Yesterday appears following the success of Kristóf's The Notebook, a book that shares with the new one a minimalist prose style, a lack of geographic and cultural specificity, and the conditions of its narrators' childhoods. However, it lacks that novel's formal constraint in which the twin narrators speak as 'we' and only ever report what they see and hear rather than speculate or assert impressions or emotions, which is matched by the ethical imperative they adopt, and which impressed Slavoj Žižek so much. The effect is to exile the reader from the comfort of a first- or third-person perspective, prompting a dynamic of familiarity and distance, recognition and horror.

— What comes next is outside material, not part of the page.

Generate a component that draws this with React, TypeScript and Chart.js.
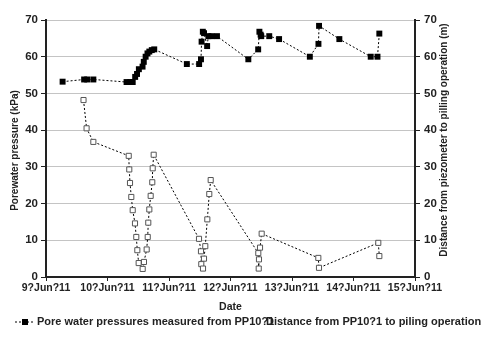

In contrast, Yesterday contains only the subjectivity of the first-person that tends toward self-pity, and its allegorical reveries and acts of violence, whether physical or emotional, are futile attempts to mitigate writing's naturally anhedonic state, which is also the natural state of the exile, so its promise of excitement only ever delivers literary dullness and indifference to the reader.

What content then should a novel seek to end its exile? Perhaps there is none, as action of culture-specific content and linguistic virtuoisity may be significant only as resistance to literature's exile, producing the same indifference. Resistance to literature may indeed be the definition of the form. After all, the novel began with Robinson Crusoe as a resistance to genre and in Don Quixote as a send-up of its idealistic or anhedonic tendency. Crusoe's shipwrecked state might itself be a metaphor of the novelist's exile, which he resists by colonising the foreign land and turning it into a model of yesterday. But the novel, like the island, only ever remains an idealism. In effect, Flaubert's wish to write a book dependent on nothing external is granted with every book.